6.2.2 Worked Examples


Example 6.5. From histograms to cumulative distributions
Consider the data on family incomes in Country A from C02 Incomes.xls [.rda]. These are shown in a histogram below. There are 1,000 total observations in the data.


PIC


Figure 6.5: Histogram of incomes for 1,000 families in country A.


To convert this graph to a cumulative distribution, we simply start adding. In the first bin, labeled ”<= 5”, we have a total of 14 observations. In the second bin, we have 43 observations. In the cumulative distribution, the second bin will have 14 + 43 for a total of 57 observations, since it includes all the bins to the left. The third bin of the cumulative distribution will have 148 + 57 = 205 observations. The fourth bin ”15 - 20” will have 272 + 205 = 477. Continuing on, we get the totals shown in the graph below.


PIC


Figure 6.6: Cumulative histogram of incomes for 1,000 families in country A.



Example 6.6. Using the cumulative distribution to sketch a boxplot
Now, to generate a boxplot of the data above, we probably want the cumulative distribution graphed in terms of percentages (of the total number of observations), rather than total amounts. This graph is shown below. Once we have this, it is relatively easy to determine in which bin each of the quartiles falls. Remember the first quartile is the same as the 25th percentile, so in the graph below, we know that the first quartile is somewhere in the bin marked ”15 - 20”. Since 20.5% of the data is to the left of this bin, we can probably guess that the first quartile will be close to the left side of the ”15 - 20” bin. We can also find the median; 50% of the data is less than the median, so it must be in the fifth bin, marked ”20 - 25”. It is probably close to the left edge of this bin. Interestingly enough, the third quartile includes 75% of the data to its left, so it is also in the fifth bin, ”20 - 25”. Q3 is probably close to the right side of the bin. Based on these estimates, then, we can sketch a boxplot on the same scale axis as the histogram. We know where the minimum and maximum are, so we can also compute whether there are any outliers in the data. For this graph, the largest the IQR could be is 10, since Q1, the median and Q3 are in the fourth and fifth bins. Thus, anything further than 15 (three bins) from the end of either side of the box must be an outlier. (The histogram itself shown only one observation in the last bin, so it is the only outlier.)


PIC


Figure 6.7: Cumulative distribution (as percents) and an estimated boxplot of family incomes.



Example 6.7. From a boxplot to a histogram
There are several ways to sketch a histogram from a given boxplot.
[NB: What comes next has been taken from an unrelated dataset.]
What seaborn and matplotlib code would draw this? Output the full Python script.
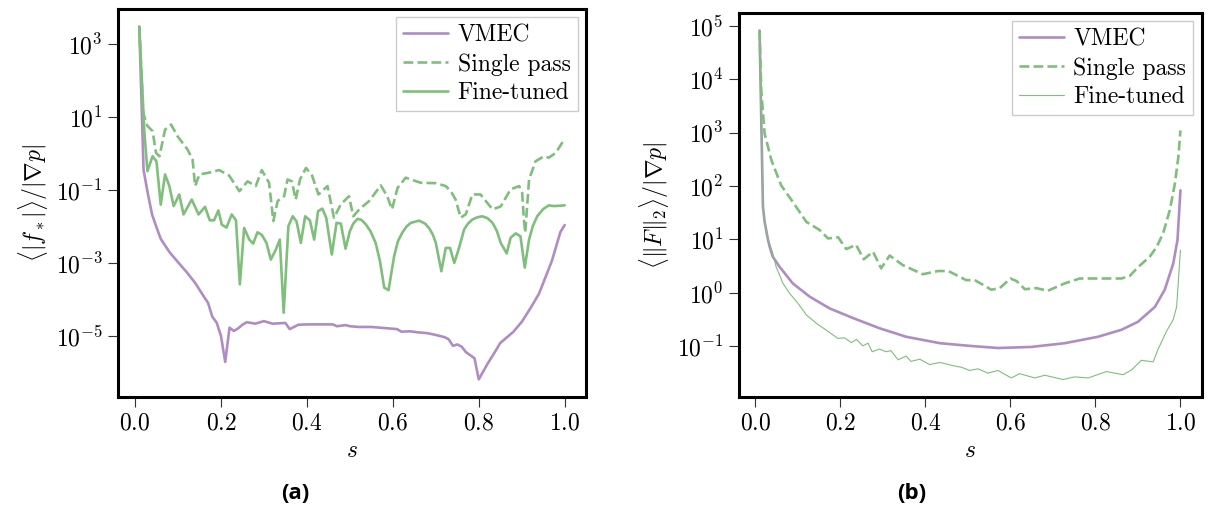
import numpy as np
import pandas as pd
import matplotlib
matplotlib.use("Agg")
import matplotlib.pyplot as plt
from matplotlib.ticker import NullLocator
import seaborn as sns

# values, stored as log10 of the y quantity

# (a) <|f*|>/|grad p|
s_vmec_a = [0.01, 0.02, 0.03, 0.04, 0.05, 0.06, 0.08, 0.10, 0.12, 0.14, 0.16, 0.17, 0.18, 0.19,
            0.20, 0.21, 0.22, 0.23, 0.24, 0.25, 0.26, 0.28, 0.30, 0.32, 0.35, 0.36, 0.38, 0.40,
            0.46, 0.47, 0.49, 0.50, 0.52, 0.55, 0.59, 0.61, 0.62, 0.64, 0.66, 0.68, 0.70, 0.72,
            0.73, 0.74, 0.75, 0.76, 0.77, 0.79, 0.80, 0.82, 0.84, 0.85, 0.87, 0.88, 0.90, 0.92,
            0.94, 0.95, 0.96, 0.97, 0.98, 0.99, 1.00]
log_vmec_a = [3.49, -0.45, -1.10, -1.68, -2.02, -2.34, -2.70, -2.98, -3.25, -3.55, -3.92, -4.10, -4.48, -4.64,
              -5.00, -5.72, -4.78, -4.87, -4.80, -4.70, -4.63, -4.67, -4.60, -4.67, -4.65, -4.82, -4.70, -4.69,
              -4.69, -4.74, -4.71, -4.74, -4.76, -4.76, -4.80, -4.82, -4.89, -4.88, -4.91, -4.93, -4.98, -5.04,
              -5.10, -5.28, -5.24, -5.30, -5.45, -5.62, -6.20, -5.78, -5.40, -5.20, -5.00, -4.90, -4.62, -4.25,
              -3.85, -3.55, -3.25, -2.95, -2.55, -2.15, -1.96]

s_single_a = [0.01, 0.019, 0.029, 0.041, 0.049, 0.057, 0.070, 0.084, 0.099, 0.122, 0.134, 0.140, 0.150,
              0.173, 0.196, 0.219, 0.243, 0.262, 0.281, 0.295, 0.312, 0.322, 0.332, 0.347, 0.355, 0.365,
              0.374, 0.384, 0.398, 0.412, 0.427, 0.448, 0.463, 0.479, 0.498, 0.508, 0.522, 0.545, 0.572,
              0.587, 0.598, 0.611, 0.630, 0.665, 0.700, 0.723, 0.735, 0.746, 0.758, 0.770, 0.785, 0.804,
              0.832, 0.851, 0.874, 0.894, 0.901, 0.905, 0.908, 0.917, 0.932, 0.952, 0.963, 0.979, 1.00]
log_single_a = [3.49, 1.12, 0.76, 0.62, 0.02, -0.07, 0.66, 0.80, 0.48, 0.12, -0.16, -0.89, -0.57,
                -0.52, -0.45, -0.60, -1.03, -0.76, -0.89, -0.45, -0.80, -1.85, -1.30, -1.17, -0.71, -0.76,
                -1.26, -0.71, -0.39, -0.60, -1.12, -0.89, -1.76, -1.39, -1.17, -1.72, -1.53, -1.30, -0.87,
                -1.17, -1.53, -0.94, -0.66, -0.80, -0.81, -0.89, -1.03, -1.26, -1.76, -1.66, -1.12, -1.12,
                -1.53, -1.45, -0.98, -0.89, -1.07, -1.81, -2.17, -0.71, -0.21, -0.07, -0.11, 0.02, 0.41]

s_fine_a = [0.01, 0.022, 0.029, 0.041, 0.050, 0.060, 0.070, 0.080, 0.090, 0.103, 0.113, 0.132, 0.148,
            0.163, 0.174, 0.184, 0.194, 0.202, 0.213, 0.225, 0.235, 0.244, 0.254, 0.266, 0.275, 0.285,
            0.295, 0.306, 0.316, 0.328, 0.337, 0.346, 0.357, 0.367, 0.376, 0.386, 0.396, 0.407, 0.417,
            0.426, 0.436, 0.445, 0.458, 0.469, 0.479, 0.490, 0.500, 0.508, 0.518, 0.527, 0.537, 0.548,
            0.560, 0.570, 0.580, 0.590, 0.603, 0.612, 0.622, 0.632, 0.642, 0.661, 0.675, 0.684, 0.693,
            0.700, 0.713, 0.723, 0.733, 0.743, 0.754, 0.766, 0.775, 0.785, 0.796, 0.808, 0.820, 0.832,
            0.842, 0.851, 0.865, 0.874, 0.886, 0.897, 0.907, 0.917, 0.926, 0.936, 0.950, 0.963, 0.975, 1.00]
log_fine_a = [3.49, 0.57, -0.48, -0.07, -0.21, -1.40, -0.57, -0.89, -1.44, -1.12, -1.67, -1.26, -1.67,
              -1.46, -1.83, -1.83, -1.56, -1.95, -2.03, -1.67, -1.83, -3.59, -2.04, -2.36, -2.47, -2.16,
              -2.23, -2.45, -2.91, -2.63, -2.36, -4.37, -1.99, -1.72, -1.86, -2.45, -1.72, -1.83, -2.36,
              -1.58, -1.51, -1.76, -2.77, -1.90, -1.92, -2.61, -2.13, -1.92, -1.79, -1.82, -1.94, -2.13,
              -2.45, -2.95, -3.68, -3.75, -2.82, -2.40, -2.17, -2.00, -1.90, -1.84, -1.92, -2.04, -2.22,
              -2.45, -3.23, -2.59, -2.59, -3.00, -2.59, -2.08, -1.92, -1.81, -1.75, -1.72, -1.77, -1.90,
              -2.12, -2.45, -2.74, -2.31, -2.19, -2.27, -3.13, -2.36, -1.98, -1.72, -1.52, -1.42, -1.44, -1.42]

# (b) <||F||_2>/|grad p|
s_vmec_b = [0.01, 0.018, 0.022, 0.030, 0.034, 0.041, 0.057, 0.088, 0.128, 0.175, 0.230, 0.292, 0.355,
            0.434, 0.504, 0.571, 0.649, 0.728, 0.806, 0.861, 0.900, 0.940, 0.963, 0.983, 0.993, 1.00]
log_vmec_b = [4.91, 1.61, 1.33, 0.99, 0.86, 0.68, 0.49, 0.18, -0.07, -0.29, -0.47, -0.66, -0.82,
              -0.94, -0.99, -1.03, -1.01, -0.94, -0.82, -0.69, -0.54, -0.26, 0.06, 0.55, 0.99, 1.92]

s_single_b = [0.01, 0.014, 0.022, 0.038, 0.061, 0.085, 0.120, 0.151, 0.171, 0.195, 0.214, 0.237, 0.255,
              0.277, 0.296, 0.316, 0.347, 0.394, 0.430, 0.454, 0.496, 0.516, 0.536, 0.555, 0.575, 0.600,
              0.615, 0.634, 0.661, 0.688, 0.728, 0.763, 0.861, 0.881, 0.900, 0.928, 0.944, 0.959, 0.975,
              0.987, 0.995, 1.00]
log_single_b = [4.91, 3.79, 2.98, 2.48, 2.01, 1.74, 1.33, 1.18, 1.02, 1.04, 0.82, 0.90, 0.63,
                0.77, 0.46, 0.70, 0.52, 0.35, 0.41, 0.41, 0.24, 0.24, 0.15, 0.06, 0.09, 0.27,
                0.22, 0.07, 0.09, 0.04, 0.18, 0.27, 0.27, 0.32, 0.48, 0.68, 0.86, 1.11, 1.55,
                2.05, 2.54, 3.04]

s_fine_b = [0.01, 0.018, 0.026, 0.041, 0.049, 0.065, 0.081, 0.100, 0.120, 0.144, 0.175, 0.194, 0.210,
            0.226, 0.238, 0.253, 0.265, 0.275, 0.292, 0.308, 0.319, 0.336, 0.355, 0.366, 0.387, 0.410,
            0.434, 0.465, 0.485, 0.504, 0.524, 0.547, 0.571, 0.602, 0.622, 0.657, 0.681, 0.724, 0.751,
            0.783, 0.826, 0.865, 0.885, 0.908, 0.936, 0.947, 0.967, 0.983, 0.991, 1.00]
log_fine_b = [4.91, 1.61, 1.11, 0.74, 0.49, 0.18, -0.01, -0.19, -0.41, -0.57, -0.74, -0.85, -0.84,
              -0.93, -0.87, -0.99, -0.94, -1.10, -1.05, -1.10, -1.08, -1.25, -1.18, -1.28, -1.24, -1.34,
              -1.30, -1.36, -1.39, -1.45, -1.42, -1.50, -1.45, -1.59, -1.51, -1.59, -1.54, -1.62, -1.57,
              -1.59, -1.47, -1.53, -1.44, -1.26, -1.29, -1.06, -0.72, -0.50, -0.26, 0.80]

purple = "#af8dc3"
green = "#7fbf7b"

sns.set_theme(style="ticks")
plt.rcParams["font.family"] = ["cmr10", "DejaVu Serif"]
plt.rcParams["mathtext.fontset"] = "cm"
plt.rcParams["axes.formatter.use_mathtext"] = True
plt.rcParams["font.size"] = 17
plt.rcParams["text.color"] = "black"
plt.rcParams["axes.labelcolor"] = "black"

fig = plt.figure(figsize=(12.07, 5.11), dpi=100)
ax_a = fig.add_axes([118 / 1207, 114 / 511, 468 / 1207, 388 / 511])
ax_b = fig.add_axes([738.5 / 1207, 114 / 511, 463 / 1207, 384 / 511])


def draw(ax, series, fine_lw):
    for (s, logy), label, color, ls, lw in zip(
            series,
            ["VMEC", "Single pass", "Fine-tuned"],
            [purple, green, green],
            ["-", "--", "-"],
            [1.9, 1.9, fine_lw]):
        df = pd.DataFrame({"s": s, "y": 10.0 ** np.array(logy)})
        sns.lineplot(data=df, x="s", y="y", ax=ax, color=color, linestyle=ls,
                     linewidth=lw, label=label, errorbar=None)
    ax.set_yscale("log")
    ax.yaxis.set_minor_locator(NullLocator())
    ax.set_xticks([0.0, 0.2, 0.4, 0.6, 0.8, 1.0])
    ax.set_xlabel("$s$", fontsize=17, labelpad=4)
    ax.tick_params(axis="both", length=7, width=0.8, color="#333333",
                   labelsize=17, pad=4, labelcolor="black")
    for sp in ax.spines.values():
        sp.set_linewidth(2.2)
        sp.set_color("black")
    leg = ax.legend(loc="upper right", fancybox=False, edgecolor="#cccccc", framealpha=1,
                    fontsize=17, handlelength=1.9, handletextpad=0.4, borderpad=0.3,
                    labelspacing=0.28, borderaxespad=0.35)
    leg.get_frame().set_linewidth(1.0)


draw(ax_a, [(s_vmec_a, log_vmec_a), (s_single_a, log_single_a), (s_fine_a, log_fine_a)], 1.9)
ax_a.set_yticks([1e3, 1e1, 1e-1, 1e-3, 1e-5])
ax_a.set_ylabel(r"$\langle|f_*|\rangle/|\nabla p|$", fontsize=17, labelpad=4)

draw(ax_b, [(s_vmec_b, log_vmec_b), (s_single_b, log_single_b), (s_fine_b, log_fine_b)], 0.8)
ax_b.set_yticks([1e5, 1e4, 1e3, 1e2, 1e1, 1e0, 1e-1])
ax_b.set_ylabel(r"$\langle\|F\|_2\rangle/|\nabla p|$", fontsize=17, labelpad=4)

for xc, txt in [(295, "(a)"), (912, "(b)")]:
    fig.text(xc / 1207, 1 - 493 / 511, txt, ha="center", va="center", color="black",
             fontsize=16, fontweight="bold", family=["Open Sans", "DejaVu Sans"])

fig.savefig("out.png", dpi=100)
One way is to reverse the process in the previous two examples. But there is a quicker way to sketch the histogram, based on the shape of the boxplot. Consider the graphs below, which show four basic histograms and their associated boxplots. All graphs are on the same 0 to 100 axis.


PIC
PIC
PIC

Figure 6.8: Four distributions shown as histograms and their corresponding boxplots.


As you can see, the box of the boxplot falls in about the same place as the large bulk of the data. This means that you can start with a boxplot and sketch the bulk-part of the histogram where the box is if the box is fairly narrow (if it is a wide box, then the distribution is probably bimodal). Notice that the box is centered between the min and max for a symmetric distribution and for a bimodal distribution, except that a bimodal distribution has a larger spread, so the box is very long. In fact, for bimodal distributions, the box tries include both of the ”humps” in the distribution. Notice that for skewed distributions, the box is still where the bulk of the data is, but it is offset from the center. For positively skewed distributions, the bulk is shifted to the left, and the mean is greater than the median. For negatively skewed distributions, the bulk is shifted to the right, and the mean is less than the median.